TASK TO CARRY OUT
Repeat what the lines below say, word for word, and skip every image.

▼▼▼

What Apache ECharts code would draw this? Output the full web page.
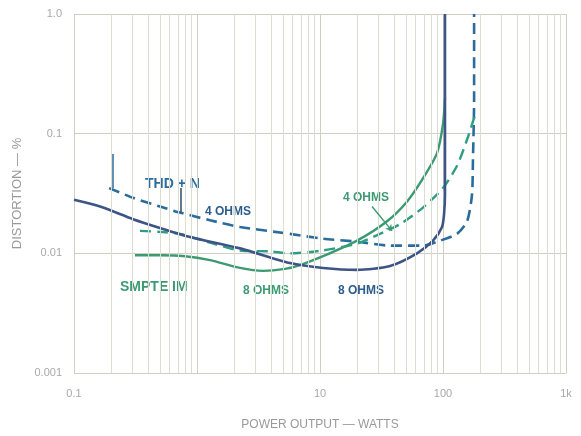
<!DOCTYPE html>
<html>
<head>
<meta charset="utf-8">
<script src="https://cdn.jsdelivr.net/npm/echarts@6/dist/echarts.min.js"></script>
<style>html,body{margin:0;padding:0;background:#fff}#c{width:581px;height:436px}</style>
</head>
<body>
<div id="c"></div>
<script>
// ---- data (power in watts, distortion in %) ----
const thd8Power  = [0.1, 0.163, 0.302, 0.5, 0.877, 2.24, 5.70, 10.6, 20.0, 37.1, 61.5, 82.9, 98.2, 101.9, 103.8, 103.8];
const thd8Dist   = [0.0280, 0.0246, 0.0193, 0.0163, 0.0137, 0.0110, 0.00829, 0.00755, 0.00728, 0.00784, 0.0100, 0.01276, 0.0166, 0.0211, 0.0308, 1.0];

const thd4Power  = [0.193, 0.302, 0.5, 0.728, 1.276, 2.24, 5.70, 10.6, 20.0, 37.1, 68.7, 94.6, 130, 157, 172, 175, 179, 179];
const thd4Dist   = [0.0351, 0.0291, 0.0246, 0.0219, 0.0189, 0.0166, 0.01455, 0.01324, 0.01252, 0.01161, 0.01161, 0.01276, 0.01455, 0.01854, 0.0308, 0.0570, 0.2, 1.0];

const im8Power   = [0.313, 0.5, 0.798, 1.276, 2.24, 3.44, 5.19, 6.88, 10.6, 20.0, 35.1, 50.9, 68.7, 89.4, 100, 103.8];
const im8Dist    = [0.00963, 0.00963, 0.00946, 0.00877, 0.00755, 0.00714, 0.00741, 0.00798, 0.00946, 0.01276, 0.01854, 0.0270, 0.0423, 0.0688, 0.1206, 0.2];

const im4Power   = [0.344, 0.5, 0.728, 1.276, 2.24, 3.92, 5.70, 10.6, 20.0, 30.7, 44.7, 68.7, 100, 130, 157, 182];
const im4Dist    = [0.0154, 0.0151, 0.01455, 0.01229, 0.01057, 0.01038, 0.0100, 0.01057, 0.01206, 0.01455, 0.01754, 0.0241, 0.0351, 0.0539, 0.0894, 0.1427];

const xTickValues = [0.1, 1, 10, 100, 1000];
const xTickLabels = ['0.1', '', '10', '100', '1k'];
const yTickValues = [0.001, 0.01, 0.1, 1];
const yTickLabels = ['0.001', '0.01', '0.1', '1.0'];

// ---- helpers ----
const zip = (a, b) => a.map((v, i) => [v, b[i]]);
const minorX = [];
for (let d = 0.1; d < 1000; d *= 10) for (let k = 2; k <= 9; k++) minorX.push(+(d * k).toPrecision(3));
const lab = (vals, labels) => v => {
  const e = Math.round(Math.log10(v));
  const i = vals.findIndex(t => Math.round(Math.log10(t)) === e);
  return i >= 0 ? labels[i] : '';
};

const NAVY = '#3d5586', BLUE = '#2a6d9c', GREEN = '#3c9a72', GREEN2 = '#2f9d82';
const FONT = 'Liberation Sans, Arial, sans-serif';

const chart = echarts.init(document.getElementById('c'), null, {renderer: 'canvas'});
chart.setOption({
  animation: false,
  backgroundColor: '#fff',
  grid: {left: 74, top: 14, width: 492, height: 369, show: false},
  xAxis: {
    type: 'log', logBase: 10, min: 0.1, max: 1000,
    axisLine: {show: false}, axisTick: {show: false},
    splitLine: {show: true, lineStyle: {color: '#cfcfc2', width: 1}},
    axisLabel: {color: '#a8a8a8', fontSize: 11, fontFamily: FONT, margin: 15, formatter: lab(xTickValues, xTickLabels)},
    name: 'POWER OUTPUT \u2014 WATTS', nameLocation: 'middle', nameGap: 46,
    nameTextStyle: {color: '#9a9a9a', fontSize: 12, fontFamily: FONT}
  },
  yAxis: {
    type: 'log', logBase: 10, min: 0.001, max: 1,
    axisLine: {show: false}, axisTick: {show: false},
    splitLine: {show: true, lineStyle: {color: '#cfcfc2', width: 1}},
    axisLabel: {color: '#a8a8a8', fontSize: 11, fontFamily: FONT, margin: 12, formatter: lab(yTickValues, yTickLabels)},
    name: 'DISTORTION \u2014 %', nameLocation: 'middle', nameGap: 43, nameRotate: 90,
    nameTextStyle: {color: '#9a9a9a', fontSize: 13, fontFamily: FONT}
  },
  series: [
    {
      type: 'line', data: [], z: 1, silent: true,
      markLine: {
        silent: true, symbol: 'none', label: {show: false},
        lineStyle: {color: '#dcdcd0', type: 'solid', width: 1},
        data: minorX.map(v => ({xAxis: v}))
      }
    },
    {
      name: 'THD+N 4 ohms', type: 'line', data: zip(thd4Power, thd4Dist), z: 3,
      showSymbol: false, smooth: 0.25,
      lineStyle: {color: BLUE, width: 2.6, type: [11, 6]},
      markLine: {
        silent: true, symbol: 'none', label: {show: false},
        lineStyle: {color: BLUE, width: 1.5, type: 'solid'},
        data: [
          [{coord: [0.207, 0.0675]}, {coord: [0.207, 0.0351]}],
          [{coord: [0.741, 0.0351], lineStyle: {color: '#2f4a6a'}}, {coord: [0.741, 0.0219]}]
        ]
      }
    },
    {
      name: 'THD+N 8 ohms', type: 'line', data: zip(thd8Power, thd8Dist), z: 4,
      showSymbol: false, smooth: 0.25,
      lineStyle: {color: NAVY, width: 2.6}
    },
    {
      name: 'SMPTE IM 4 ohms', type: 'line', data: zip(im4Power, im4Dist), z: 3,
      showSymbol: false, smooth: 0.25,
      lineStyle: {color: GREEN2, width: 2.4, type: [11, 6]},
      markLine: {
        silent: true, symbol: ['none', 'arrow'], symbolSize: 6, label: {show: false},
        lineStyle: {color: GREEN, width: 1.4, type: 'solid'},
        data: [[{coord: [26.5, 0.0246]}, {coord: [38.5, 0.0154]}]]
      }
    },
    {
      name: 'SMPTE IM 8 ohms', type: 'line', data: zip(im8Power, im8Dist), z: 3,
      showSymbol: false, smooth: 0.25,
      lineStyle: {color: GREEN, width: 2.4}
    }
  ],
  graphic: [
    {type: 'text', left: 145, top: 177, style: {text: 'THD + N', fill: BLUE, font: 'bold 14px ' + FONT}},
    {type: 'text', left: 205, top: 206, style: {text: '4 OHMS', fill: '#2a5d8c', font: 'bold 12px ' + FONT}},
    {type: 'text', left: 120, top: 280, style: {text: 'SMPTE IM', fill: GREEN, font: 'bold 14px ' + FONT}},
    {type: 'text', left: 243, top: 285, style: {text: '8 OHMS', fill: GREEN, font: 'bold 12px ' + FONT}},
    {type: 'text', left: 338, top: 285, style: {text: '8 OHMS', fill: '#2a5d8c', font: 'bold 12px ' + FONT}},
    {type: 'text', left: 343, top: 192, style: {text: '4 OHMS', fill: GREEN, font: 'bold 12px ' + FONT}}
  ]
});
</script>
</body>
</html>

▲▲▲

SOLUTION
What Apache ECharts code would draw this? Output the full web page.
<!DOCTYPE html>
<html>
<head>
<meta charset="utf-8">
<script src="https://cdn.jsdelivr.net/npm/echarts@6/dist/echarts.min.js"></script>
<style>html,body{margin:0;padding:0;background:#fff}#c{width:581px;height:436px}</style>
</head>
<body>
<div id="c"></div>
<script>
// ---- data (power in watts, distortion in %) ----
const thd8Power  = [0.1, 0.163, 0.302, 0.5, 0.877, 2.24, 5.70, 10.6, 20.0, 37.1, 61.5, 82.9, 98.2, 101.9, 103.8, 103.8];
const thd8Dist   = [0.0280, 0.0246, 0.0193, 0.0163, 0.0137, 0.0110, 0.00829, 0.00755, 0.00728, 0.00784, 0.0100, 0.01276, 0.0166, 0.0211, 0.0308, 1.0];

const thd4Power  = [0.193, 0.302, 0.5, 0.728, 1.276, 2.24, 5.70, 10.6, 20.0, 37.1, 68.7, 94.6, 130, 157, 172, 175, 179, 179];
const thd4Dist   = [0.0351, 0.0291, 0.0246, 0.0219, 0.0189, 0.0166, 0.01455, 0.01324, 0.01252, 0.01161, 0.01161, 0.01276, 0.01455, 0.01854, 0.0308, 0.0570, 0.2, 1.0];

const im8Power   = [0.313, 0.5, 0.798, 1.276, 2.24, 3.44, 5.19, 6.88, 10.6, 20.0, 35.1, 50.9, 68.7, 89.4, 100, 103.8];
const im8Dist    = [0.00963, 0.00963, 0.00946, 0.00877, 0.00755, 0.00714, 0.00741, 0.00798, 0.00946, 0.01276, 0.01854, 0.0270, 0.0423, 0.0688, 0.1206, 0.2];

const im4Power   = [0.344, 0.5, 0.728, 1.276, 2.24, 3.92, 5.70, 10.6, 20.0, 30.7, 44.7, 68.7, 100, 130, 157, 182];
const im4Dist    = [0.0154, 0.0151, 0.01455, 0.01229, 0.01057, 0.01038, 0.0100, 0.01057, 0.01206, 0.01455, 0.01754, 0.0241, 0.0351, 0.0539, 0.0894, 0.1427];

const xTickValues = [0.1, 1, 10, 100, 1000];
const xTickLabels = ['0.1', '', '10', '100', '1k'];
const yTickValues = [0.001, 0.01, 0.1, 1];
const yTickLabels = ['0.001', '0.01', '0.1', '1.0'];

// ---- helpers ----
const zip = (a, b) => a.map((v, i) => [v, b[i]]);
const minorX = [];
for (let d = 0.1; d < 1000; d *= 10) for (let k = 2; k <= 9; k++) minorX.push(+(d * k).toPrecision(3));
const lab = (vals, labels) => v => {
  const e = Math.round(Math.log10(v));
  const i = vals.findIndex(t => Math.round(Math.log10(t)) === e);
  return i >= 0 ? labels[i] : '';
};

const NAVY = '#3d5586', BLUE = '#2a6d9c', GREEN = '#3c9a72', GREEN2 = '#2f9d82';
const FONT = 'Liberation Sans, Arial, sans-serif';

const chart = echarts.init(document.getElementById('c'), null, {renderer: 'canvas'});
chart.setOption({
  animation: false,
  backgroundColor: '#fff',
  grid: {left: 74, top: 14, width: 492, height: 369, show: false},
  xAxis: {
    type: 'log', logBase: 10, min: 0.1, max: 1000,
    axisLine: {show: false}, axisTick: {show: false},
    splitLine: {show: true, lineStyle: {color: '#cfcfc2', width: 1}},
    axisLabel: {color: '#a8a8a8', fontSize: 11, fontFamily: FONT, margin: 15, formatter: lab(xTickValues, xTickLabels)},
    name: 'POWER OUTPUT \u2014 WATTS', nameLocation: 'middle', nameGap: 46,
    nameTextStyle: {color: '#9a9a9a', fontSize: 12, fontFamily: FONT}
  },
  yAxis: {
    type: 'log', logBase: 10, min: 0.001, max: 1,
    axisLine: {show: false}, axisTick: {show: false},
    splitLine: {show: true, lineStyle: {color: '#cfcfc2', width: 1}},
    axisLabel: {color: '#a8a8a8', fontSize: 11, fontFamily: FONT, margin: 12, formatter: lab(yTickValues, yTickLabels)},
    name: 'DISTORTION \u2014 %', nameLocation: 'middle', nameGap: 43, nameRotate: 90,
    nameTextStyle: {color: '#9a9a9a', fontSize: 13, fontFamily: FONT}
  },
  series: [
    {
      type: 'line', data: [], z: 1, silent: true,
      markLine: {
        silent: true, symbol: 'none', label: {show: false},
        lineStyle: {color: '#dcdcd0', type: 'solid', width: 1},
        data: minorX.map(v => ({xAxis: v}))
      }
    },
    {
      name: 'THD+N 4 ohms', type: 'line', data: zip(thd4Power, thd4Dist), z: 3,
      showSymbol: false, smooth: 0.25,
      lineStyle: {color: BLUE, width: 2.6, type: [11, 6]},
      markLine: {
        silent: true, symbol: 'none', label: {show: false},
        lineStyle: {color: BLUE, width: 1.5, type: 'solid'},
        data: [
          [{coord: [0.207, 0.0675]}, {coord: [0.207, 0.0351]}],
          [{coord: [0.741, 0.0351], lineStyle: {color: '#2f4a6a'}}, {coord: [0.741, 0.0219]}]
        ]
      }
    },
    {
      name: 'THD+N 8 ohms', type: 'line', data: zip(thd8Power, thd8Dist), z: 4,
      showSymbol: false, smooth: 0.25,
      lineStyle: {color: NAVY, width: 2.6}
    },
    {
      name: 'SMPTE IM 4 ohms', type: 'line', data: zip(im4Power, im4Dist), z: 3,
      showSymbol: false, smooth: 0.25,
      lineStyle: {color: GREEN2, width: 2.4, type: [11, 6]},
      markLine: {
        silent: true, symbol: ['none', 'arrow'], symbolSize: 6, label: {show: false},
        lineStyle: {color: GREEN, width: 1.4, type: 'solid'},
        data: [[{coord: [26.5, 0.0246]}, {coord: [38.5, 0.0154]}]]
      }
    },
    {
      name: 'SMPTE IM 8 ohms', type: 'line', data: zip(im8Power, im8Dist), z: 3,
      showSymbol: false, smooth: 0.25,
      lineStyle: {color: GREEN, width: 2.4}
    }
  ],
  graphic: [
    {type: 'text', left: 145, top: 177, style: {text: 'THD + N', fill: BLUE, font: 'bold 14px ' + FONT}},
    {type: 'text', left: 205, top: 206, style: {text: '4 OHMS', fill: '#2a5d8c', font: 'bold 12px ' + FONT}},
    {type: 'text', left: 120, top: 280, style: {text: 'SMPTE IM', fill: GREEN, font: 'bold 14px ' + FONT}},
    {type: 'text', left: 243, top: 285, style: {text: '8 OHMS', fill: GREEN, font: 'bold 12px ' + FONT}},
    {type: 'text', left: 338, top: 285, style: {text: '8 OHMS', fill: '#2a5d8c', font: 'bold 12px ' + FONT}},
    {type: 'text', left: 343, top: 192, style: {text: '4 OHMS', fill: GREEN, font: 'bold 12px ' + FONT}}
  ]
});
</script>
</body>
</html>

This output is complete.